Quantum theories have been applied to every discipline of the physical sciences because they take into consideration one very important aspect of a system, and that is group cooperation. This is especially important to biology because cells and molecules are not isolated from one another in the body. They act and react together in a way that supports the entire system.
A radical example of group cooperation can be found in what’s known as a Bose-Einstein condensate, or BEC. At extremely cold temperatures, gases and liquids act as a unified whole and change properties to become superconductors, meaning that they no longer offer any resistance to the flow of electricity, or superfluids where they loose all viscosity. The BEC is recognized as an ultimate state of coherence. In a series of papers from 1960-1980, physicist Herbert Frohlich proposed that cell membranes act similar to a BEC under certain conditions. He suggested that biological systems are far from equilibrium, meaning that they are in an active state and not balanced and inert. With the vast amounts of energy they have available, biological systems can exhibit non-linear behavior. With enough energy and focus, the entire system can jump to a state of coherence which then itself becomes a self-organized, ordered structure. Frohlich models used special molecules in the cell walls of living tissue called dipoles. He constantly supplied them with metabolic energy causing them to vibrate and found that these electric vibrations (from the dipoles) would couple to the acoustic vibrations that were inherent in the structure (sounds in the body like heartbeat and breath). The resulting entrainment process could be studied by using the mathematics of non-linear dynamics.

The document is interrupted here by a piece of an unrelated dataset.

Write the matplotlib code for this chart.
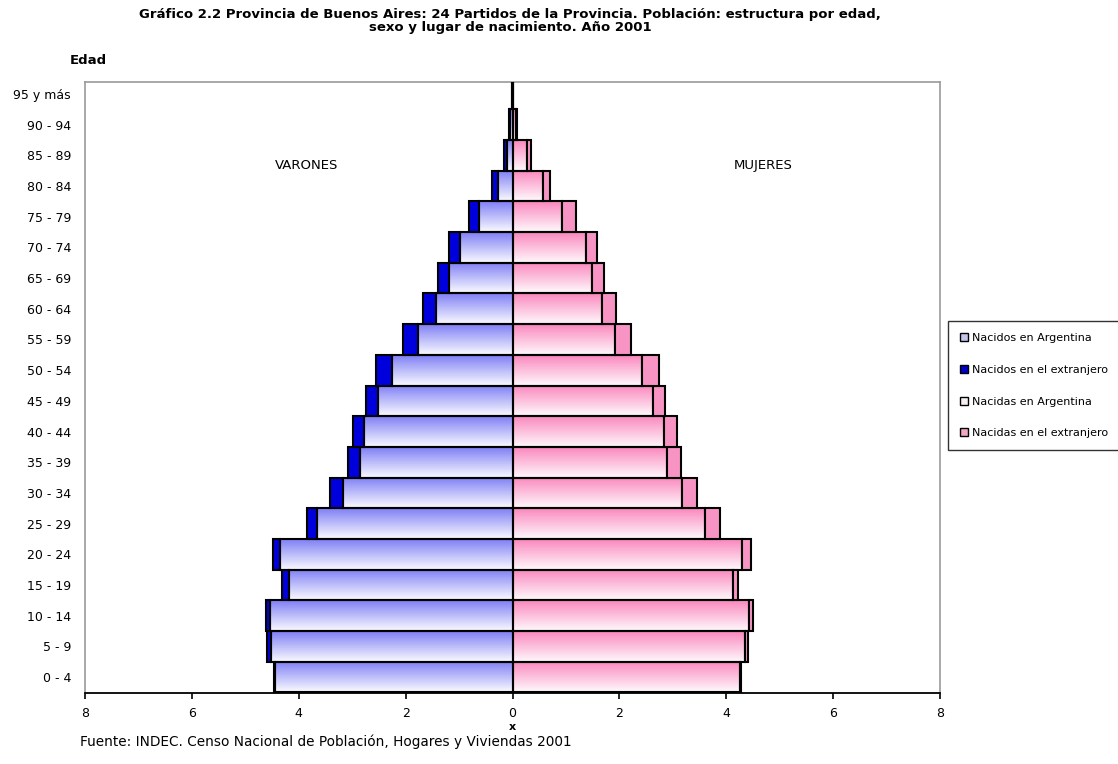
import numpy as np
import matplotlib
matplotlib.use("Agg")
import matplotlib.pyplot as plt
from matplotlib.colors import LinearSegmentedColormap
from matplotlib.patches import Patch

plt.rcParams["font.family"] = ["DejaVu Sans"]

# grupos de edad (de abajo hacia arriba)
edades = ["0 - 4", "5 - 9", "10 - 14", "15 - 19", "20 - 24", "25 - 29", "30 - 34",
          "35 - 39", "40 - 44", "45 - 49", "50 - 54", "55 - 59", "60 - 64",
          "65 - 69", "70 - 74", "75 - 79", "80 - 84", "85 - 89", "90 - 94", "95 y más"]

# porcentajes sobre la población total
varones_arg = [4.44, 4.52, 4.53, 4.19, 4.35, 3.66, 3.17, 2.85, 2.77, 2.52,
               2.25, 1.77, 1.44, 1.19, 0.98, 0.63, 0.28, 0.11, 0.04, 0.01]
varones_ext = [0.03, 0.07, 0.09, 0.13, 0.13, 0.19, 0.24, 0.22, 0.21, 0.22,
               0.30, 0.28, 0.24, 0.21, 0.21, 0.19, 0.10, 0.04, 0.03, 0.005]
mujeres_arg = [4.25, 4.35, 4.43, 4.13, 4.30, 3.61, 3.18, 2.90, 2.84, 2.62,
               2.42, 1.92, 1.68, 1.49, 1.37, 0.93, 0.57, 0.27, 0.06, 0.01]
mujeres_ext = [0.03, 0.06, 0.07, 0.09, 0.17, 0.27, 0.27, 0.26, 0.24, 0.23,
               0.32, 0.30, 0.26, 0.22, 0.22, 0.26, 0.13, 0.07, 0.03, 0.005]

xticks = [-8, -6, -4, -2, 0, 2, 4, 6, 8]

y = np.arange(len(edades))
va = np.array(varones_arg)
ve = np.array(varones_ext)
ma = np.array(mujeres_arg)
me = np.array(mujeres_ext)

fig = plt.figure(figsize=(11.18, 7.64), dpi=100)
ax = fig.add_axes([85 / 1118, 71 / 764, 855 / 1118, 611 / 764])

azul = LinearSegmentedColormap.from_list("azul", ["#8080f6", "#fafaff"])
rosa = LinearSegmentedColormap.from_list("rosa", ["#fa88be", "#fff9fc"])
grad = np.linspace(0, 1, 64).reshape(-1, 1)

# barras nacidos en Argentina: contorno negro, relleno degradado
b_va = ax.barh(y, -va, height=1.0, facecolor="none", edgecolor="black",
               linewidth=1.5, zorder=3)
b_ma = ax.barh(y, ma, height=1.0, facecolor="none", edgecolor="black",
               linewidth=1.5, zorder=3)
for bars, cmap in ((b_va, azul), (b_ma, rosa)):
    for p in bars:
        x0, x1 = sorted([p.get_x(), p.get_x() + p.get_width()])
        y0, y1 = p.get_y(), p.get_y() + p.get_height()
        ax.imshow(grad, cmap=cmap, aspect="auto", origin="upper",
                  extent=(x0, x1, y0, y1), interpolation="bilinear", zorder=1)

# nacidos en el extranjero, a continuación
ax.barh(y, -ve, left=-va, height=1.0, color="#0000dd", edgecolor="black",
        linewidth=1.5, zorder=3)
ax.barh(y, me, left=ma, height=1.0, color="#f794c4", edgecolor="black",
        linewidth=1.5, zorder=3)

ax.axvline(0, color="black", linewidth=1.2, zorder=4)

ax.set_xlim(-8, 8)
ax.set_ylim(-0.52, len(edades) - 1 + 0.39)
ax.set_xticks(xticks)
ax.set_xticklabels([str(abs(t)) for t in xticks], fontsize=9)
ax.set_yticks(y)
ax.set_yticklabels(edades, fontsize=9)
ax.tick_params(axis="y", length=0, pad=10)
ax.tick_params(axis="x", length=4, width=1.2, color="black", pad=6)
for s in ("left", "top", "right"):
    ax.spines[s].set_color("#9a9a9a")
    ax.spines[s].set_linewidth(1.2)
ax.spines["bottom"].set_color("black")
ax.spines["bottom"].set_linewidth(1.3)

ax.text(-3.86, 16.68, "VARONES", ha="center", va="center", fontsize=9.5)
ax.text(4.70, 16.68, "MUJERES", ha="center", va="center", fontsize=9.5)

fig.text(510 / 1118, 1 - 8 / 764,
         "Gráfico 2.2 Provincia de Buenos Aires: 24 Partidos de la Provincia. Población: estructura por edad,\n"
         "sexo y lugar de nacimiento. Año 2001",
         ha="center", va="top", fontsize=9.5, fontweight="bold", linespacing=0.95)
fig.text(88 / 1118, 1 - 60 / 764, "Edad", ha="center", va="center",
         fontsize=9.5, fontweight="bold")
fig.text(512 / 1118, 1 - 727 / 764, "x", ha="center", va="center",
         fontsize=8, fontweight="bold")
fig.text(80 / 1118, 1 - 742 / 764,
         "Fuente: INDEC. Censo Nacional de Población, Hogares y Viviendas 2001",
         ha="left", va="center", fontsize=9.8)

handles = [
    Patch(facecolor="#c4c4ee", edgecolor="black", label="Nacidos en Argentina"),
    Patch(facecolor="#0000c8", edgecolor="black", label="Nacidos en el extranjero"),
    Patch(facecolor="#f6eef0", edgecolor="black", label="Nacidas en Argentina"),
    Patch(facecolor="#f0a6c4", edgecolor="black", label="Nacidas en el extranjero"),
]
leg = fig.legend(handles=handles, loc="upper left",
                 bbox_to_anchor=(948 / 1118, 1 - 321 / 764),
                 fontsize=8, frameon=True, fancybox=False, edgecolor="black",
                 handlelength=0.7, handleheight=0.7, handletextpad=0.4,
                 labelspacing=1.95, borderpad=1.1, borderaxespad=0)
leg.get_frame().set_linewidth(1.0)

fig.savefig("out.png", dpi=100)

This discovery could have only been conceived during the age of computers. Without them, the equations of non-linear dynamics were mostly unsolvable due to their extreme complexity. A sheet blowing in the wind is an example of a simple non-linear dynamic system. Its motion is varied, but it does have a finite range. Writing a mathematical equation that accurately demonstrates this motion is a formidable task. So ungainly are these equations that only in rare cases can they be solved for real numeric values. For this reason, most physicists, including early quantum physicists, chose to document their research in linear equations simply because they could be solved. With the advent of powerful computers, non-linear dynamics equations could finally be tackled. This development opened an entirely new window through which physicists could view the motion and workings of whole systems and what they saw stunned them. Instead of quantitative solutions, scientist now had qualitative solutions that more accurately described the system. They found a way to describe the erratic behavior that a system sometimes exhibits and defined it as “deterministic chaos.” This gave them tremendous insight into the workings of a living entity, which is an example of an infinitely complex non-linear dynamic system.
It’s interesting to note that the ability to solve non-linear dynamic equations greatly benefited three-dimensional computer modeling systems. This is one of the reasons that animation graphics look so wonderfully rich and realistic now.